● **WORK REQUIRED**:
Word for word, quote all of the material, omitting the pictures.

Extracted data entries
+++

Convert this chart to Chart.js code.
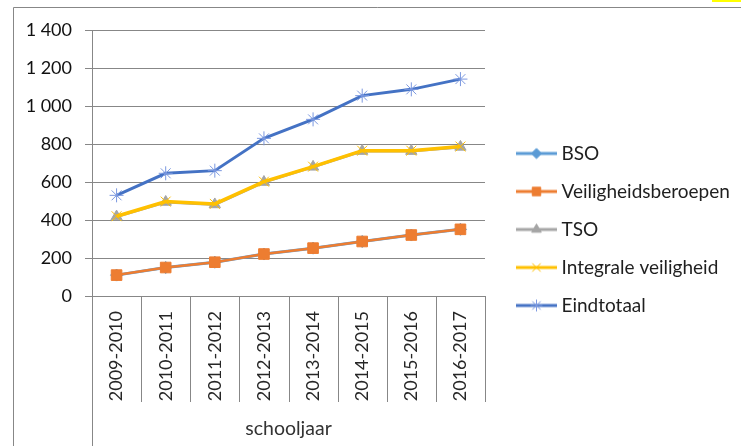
<!DOCTYPE html>
<html>
<head>
<meta charset="utf-8">
<script src="https://cdn.jsdelivr.net/npm/chart.js@4/dist/chart.umd.min.js"></script>
<style>
  html, body { margin: 0; padding: 0; background: #fff; }
  #wrap { width: 741px; height: 446px; }
</style>
</head>
<body>
<div id="wrap"><canvas id="chart_one" width="741" height="446"></canvas></div>
<script>
const schooljaren = ['2009-2010', '2010-2011', '2011-2012', '2012-2013', '2013-2014', '2014-2015', '2015-2016', '2016-2017'];
const bso = [110, 150, 178, 221, 252, 287, 321, 351];
const veiligheidsberoepen = [110, 150, 178, 221, 252, 287, 321, 351];
const tso = [418, 495, 482, 600, 680, 763, 763, 785];
const integraleVeiligheid = [420, 497, 485, 602, 681, 765, 765, 787];
const eindtotaal = [530, 646, 660, 830, 930, 1055, 1088, 1142];
const yTicks = [0, 200, 400, 600, 800, 1000, 1200, 1400];

const FONT = 'Lato';
const GRID = '#878787';
const LEGEND_SIZE = 19;
const LEGEND_PAD = 19;
const ICON_W = 48;
const LEGEND_W = 256;   // space right of the plot

// legend icon: short line with the marker in the middle
function legendIcon(line, style, fill, border, r) {
  const c = document.createElement('canvas');
  c.width = 58; c.height = 18;
  const g = c.getContext('2d');
  g.strokeStyle = line; g.lineWidth = 3;
  g.beginPath(); g.moveTo(17, 9); g.lineTo(58, 9); g.stroke();
  g.fillStyle = fill; g.strokeStyle = border; g.lineWidth = 1;
  Chart.helpers.drawPoint(g, {pointStyle: style, radius: r, borderWidth: 1}, 37.5, 9);
  return c;
}

const series = [
  {label: 'BSO', data: bso, color: '#5B9BD5', mark: '#5B9BD5', style: 'rectRot', r: 6, w: 3},
  {label: 'Veiligheidsberoepen', data: veiligheidsberoepen, color: '#ED7D31', mark: '#ED7D31', style: 'rect', r: 7.5, w: 2.5},
  {label: 'TSO', data: tso, color: '#A5A5A5', mark: '#A5A5A5', style: 'triangle', r: 6.5, w: 3},
  {label: 'Integrale veiligheid', data: integraleVeiligheid, color: '#FFC000', mark: '#FFC000', style: 'crossRot', r: 7, w: 3.5},
  {label: 'Eindtotaal', data: eindtotaal, color: '#4472C4', mark: '#7b98e0', style: 'star', r: 7, w: 3}
];

const icons = series.map(s => legendIcon(s.color, s.style, s.mark, s.mark, s.style === 'rect' ? 6 : s.r * 0.85));

// how wide the legend comes out, so the plot ends where it should
const meas = document.createElement('canvas').getContext('2d');
meas.font = LEGEND_SIZE + 'px ' + FONT;
const textW = Math.max(...series.map(s => meas.measureText(s.label).width));
const legendContent = LEGEND_PAD + ICON_W + LEGEND_SIZE / 2 + textW + 10;
const padRight = Math.max(0, LEGEND_W - legendContent);

const frame = {
  id: 'frame',
  beforeDraw(chart) {
    const ctx = chart.ctx;
    ctx.save();
    ctx.fillStyle = '#fff';
    ctx.fillRect(0, 0, chart.width, chart.height);
    ctx.strokeStyle = GRID;
    ctx.lineWidth = 1;
    ctx.beginPath();
    ctx.moveTo(13.5, chart.height);
    ctx.lineTo(13.5, 7.5);
    ctx.lineTo(chart.width, 7.5);
    ctx.stroke();
    ctx.fillStyle = '#ffff00';
    ctx.fillRect(712, 0, 29, 2);
    ctx.restore();
  },
  afterDraw(chart) {
    const ctx = chart.ctx;
    const x = chart.scales.x;
    const bottom = chart.chartArea.bottom;
    ctx.save();
    ctx.strokeStyle = GRID;
    ctx.lineWidth = 1;
    ctx.beginPath();
    for (let i = 0; i <= schooljaren.length; i++) {
      const px = Math.round(x.getPixelForValue(i - 0.5)) + 0.5;
      ctx.moveTo(px, bottom);
      ctx.lineTo(px, i === 0 ? chart.height : bottom + 106);
    }
    ctx.stroke();
    ctx.restore();
  }
};

const ctx = document.getElementById('chart_one');

new Chart(ctx, {
  type: 'line',
  data: {
    labels: schooljaren,
    datasets: series.map((s, i) => ({
      label: s.label,
      data: s.data,
      borderColor: s.color,
      backgroundColor: s.mark,
      pointBorderColor: s.mark,
      pointBackgroundColor: s.mark,
      pointStyle: s.style,
      pointRadius: s.r,
      pointBorderWidth: 1,
      borderWidth: s.w,
      tension: 0,
      order: series.length - i
    }))
  },
  options: {
    responsive: false,
    animation: false,
    events: [],
    layout: { padding: { top: 13, right: padRight, bottom: 0, left: 0 } },
    plugins: {
      tooltip: { enabled: false },
      legend: {
        position: 'right',
        align: 'center',
        maxWidth: LEGEND_W,
        labels: {
          usePointStyle: true,
          pointStyleWidth: ICON_W,
          boxHeight: 18,
          padding: LEGEND_PAD,
          color: '#1f1f1f',
          font: { family: FONT, size: LEGEND_SIZE },
          generateLabels: () => series.map((s, i) => ({
            text: s.label,
            datasetIndex: i,
            pointStyle: icons[i],
            fillStyle: s.color,
            strokeStyle: s.color,
            lineWidth: 0,
            hidden: false,
            fontColor: '#1f1f1f'
          }))
        }
      }
    },
    scales: {
      x: {
        offset: true,
        afterFit: s => { s.height = 150; },
        grid: { display: true, drawOnChartArea: false, drawTicks: false, offset: true, color: 'rgba(0,0,0,0)' },
        border: { display: true, color: GRID, width: 1 },
        ticks: {
          minRotation: 90, maxRotation: 90, padding: 15,
          color: '#262626',
          font: { family: FONT, size: 18 }
        },
        title: {
          display: true,
          text: 'schooljaar',
          color: '#333',
          font: { family: FONT, size: 19.5 },
          padding: { top: 0, bottom: 6 }
        }
      },
      y: {
        min: 0,
        max: 1400,
        afterFit: s => { s.width = 92; },
        afterBuildTicks: s => { s.ticks = yTicks.map(v => ({ value: v })); },
        grid: { color: GRID, lineWidth: 1, tickLength: 7, drawTicks: true },
        border: { display: true, color: GRID, width: 1 },
        ticks: {
          padding: 13,
          color: '#111',
          font: { family: FONT, size: 18, lineHeight: 1.9 },
          callback: v => String(v).replace(/\B(?=(\d{3})+(?!\d))/g, ' ')
        }
      }
    }
  },
  plugins: [frame]
});
</script>
</body>
</html>
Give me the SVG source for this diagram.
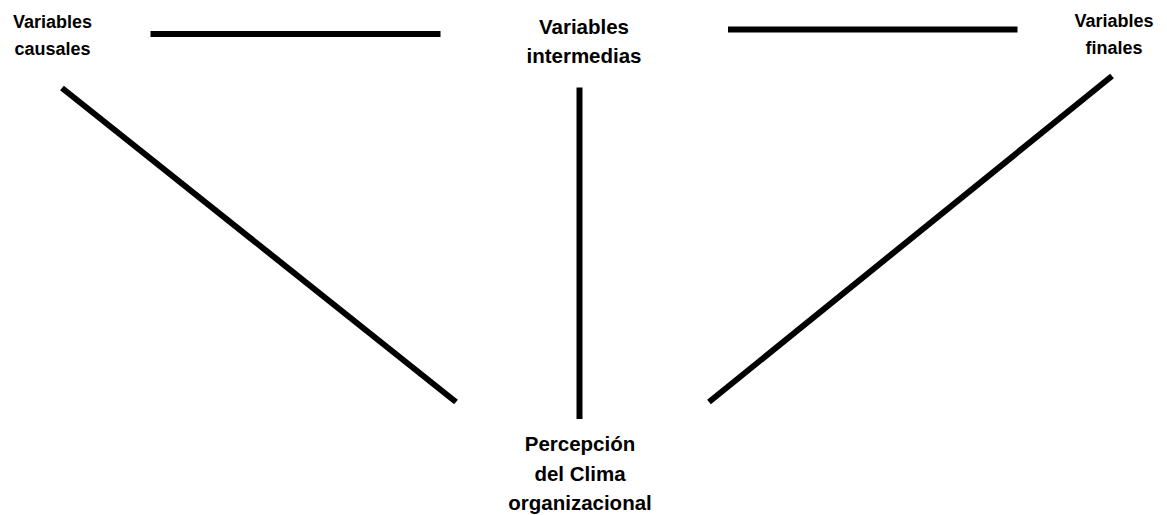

+++

● **EXPECTED ANSWER**:
Convert this chart to Chart.js code.
<!DOCTYPE html>
<html>
<head>
<meta charset="utf-8">
<script src="https://cdn.jsdelivr.net/npm/chart.js@4/dist/chart.umd.min.js"></script>
<style>
  html, body { margin: 0; padding: 0; background: #fff; }
  #wrap { width: 741px; height: 446px; }
</style>
</head>
<body>
<div id="wrap"><canvas id="chart_one" width="741" height="446"></canvas></div>
<script>
const schooljaren = ['2009-2010', '2010-2011', '2011-2012', '2012-2013', '2013-2014', '2014-2015', '2015-2016', '2016-2017'];
const bso = [110, 150, 178, 221, 252, 287, 321, 351];
const veiligheidsberoepen = [110, 150, 178, 221, 252, 287, 321, 351];
const tso = [418, 495, 482, 600, 680, 763, 763, 785];
const integraleVeiligheid = [420, 497, 485, 602, 681, 765, 765, 787];
const eindtotaal = [530, 646, 660, 830, 930, 1055, 1088, 1142];
const yTicks = [0, 200, 400, 600, 800, 1000, 1200, 1400];

const FONT = 'Lato';
const GRID = '#878787';
const LEGEND_SIZE = 19;
const LEGEND_PAD = 19;
const ICON_W = 48;
const LEGEND_W = 256;   // space right of the plot

// legend icon: short line with the marker in the middle
function legendIcon(line, style, fill, border, r) {
  const c = document.createElement('canvas');
  c.width = 58; c.height = 18;
  const g = c.getContext('2d');
  g.strokeStyle = line; g.lineWidth = 3;
  g.beginPath(); g.moveTo(17, 9); g.lineTo(58, 9); g.stroke();
  g.fillStyle = fill; g.strokeStyle = border; g.lineWidth = 1;
  Chart.helpers.drawPoint(g, {pointStyle: style, radius: r, borderWidth: 1}, 37.5, 9);
  return c;
}

const series = [
  {label: 'BSO', data: bso, color: '#5B9BD5', mark: '#5B9BD5', style: 'rectRot', r: 6, w: 3},
  {label: 'Veiligheidsberoepen', data: veiligheidsberoepen, color: '#ED7D31', mark: '#ED7D31', style: 'rect', r: 7.5, w: 2.5},
  {label: 'TSO', data: tso, color: '#A5A5A5', mark: '#A5A5A5', style: 'triangle', r: 6.5, w: 3},
  {label: 'Integrale veiligheid', data: integraleVeiligheid, color: '#FFC000', mark: '#FFC000', style: 'crossRot', r: 7, w: 3.5},
  {label: 'Eindtotaal', data: eindtotaal, color: '#4472C4', mark: '#7b98e0', style: 'star', r: 7, w: 3}
];

const icons = series.map(s => legendIcon(s.color, s.style, s.mark, s.mark, s.style === 'rect' ? 6 : s.r * 0.85));

// how wide the legend comes out, so the plot ends where it should
const meas = document.createElement('canvas').getContext('2d');
meas.font = LEGEND_SIZE + 'px ' + FONT;
const textW = Math.max(...series.map(s => meas.measureText(s.label).width));
const legendContent = LEGEND_PAD + ICON_W + LEGEND_SIZE / 2 + textW + 10;
const padRight = Math.max(0, LEGEND_W - legendContent);

const frame = {
  id: 'frame',
  beforeDraw(chart) {
    const ctx = chart.ctx;
    ctx.save();
    ctx.fillStyle = '#fff';
    ctx.fillRect(0, 0, chart.width, chart.height);
    ctx.strokeStyle = GRID;
    ctx.lineWidth = 1;
    ctx.beginPath();
    ctx.moveTo(13.5, chart.height);
    ctx.lineTo(13.5, 7.5);
    ctx.lineTo(chart.width, 7.5);
    ctx.stroke();
    ctx.fillStyle = '#ffff00';
    ctx.fillRect(712, 0, 29, 2);
    ctx.restore();
  },
  afterDraw(chart) {
    const ctx = chart.ctx;
    const x = chart.scales.x;
    const bottom = chart.chartArea.bottom;
    ctx.save();
    ctx.strokeStyle = GRID;
    ctx.lineWidth = 1;
    ctx.beginPath();
    for (let i = 0; i <= schooljaren.length; i++) {
      const px = Math.round(x.getPixelForValue(i - 0.5)) + 0.5;
      ctx.moveTo(px, bottom);
      ctx.lineTo(px, i === 0 ? chart.height : bottom + 106);
    }
    ctx.stroke();
    ctx.restore();
  }
};

const ctx = document.getElementById('chart_one');

new Chart(ctx, {
  type: 'line',
  data: {
    labels: schooljaren,
    datasets: series.map((s, i) => ({
      label: s.label,
      data: s.data,
      borderColor: s.color,
      backgroundColor: s.mark,
      pointBorderColor: s.mark,
      pointBackgroundColor: s.mark,
      pointStyle: s.style,
      pointRadius: s.r,
      pointBorderWidth: 1,
      borderWidth: s.w,
      tension: 0,
      order: series.length - i
    }))
  },
  options: {
    responsive: false,
    animation: false,
    events: [],
    layout: { padding: { top: 13, right: padRight, bottom: 0, left: 0 } },
    plugins: {
      tooltip: { enabled: false },
      legend: {
        position: 'right',
        align: 'center',
        maxWidth: LEGEND_W,
        labels: {
          usePointStyle: true,
          pointStyleWidth: ICON_W,
          boxHeight: 18,
          padding: LEGEND_PAD,
          color: '#1f1f1f',
          font: { family: FONT, size: LEGEND_SIZE },
          generateLabels: () => series.map((s, i) => ({
            text: s.label,
            datasetIndex: i,
            pointStyle: icons[i],
            fillStyle: s.color,
            strokeStyle: s.color,
            lineWidth: 0,
            hidden: false,
            fontColor: '#1f1f1f'
          }))
        }
      }
    },
    scales: {
      x: {
        offset: true,
        afterFit: s => { s.height = 150; },
        grid: { display: true, drawOnChartArea: false, drawTicks: false, offset: true, color: 'rgba(0,0,0,0)' },
        border: { display: true, color: GRID, width: 1 },
        ticks: {
          minRotation: 90, maxRotation: 90, padding: 15,
          color: '#262626',
          font: { family: FONT, size: 18 }
        },
        title: {
          display: true,
          text: 'schooljaar',
          color: '#333',
          font: { family: FONT, size: 19.5 },
          padding: { top: 0, bottom: 6 }
        }
      },
      y: {
        min: 0,
        max: 1400,
        afterFit: s => { s.width = 92; },
        afterBuildTicks: s => { s.ticks = yTicks.map(v => ({ value: v })); },
        grid: { color: GRID, lineWidth: 1, tickLength: 7, drawTicks: true },
        border: { display: true, color: GRID, width: 1 },
        ticks: {
          padding: 13,
          color: '#111',
          font: { family: FONT, size: 18, lineHeight: 1.9 },
          callback: v => String(v).replace(/\B(?=(\d{3})+(?!\d))/g, ' ')
        }
      }
    }
  },
  plugins: [frame]
});
</script>
</body>
</html>
Give me the SVG source for this diagram.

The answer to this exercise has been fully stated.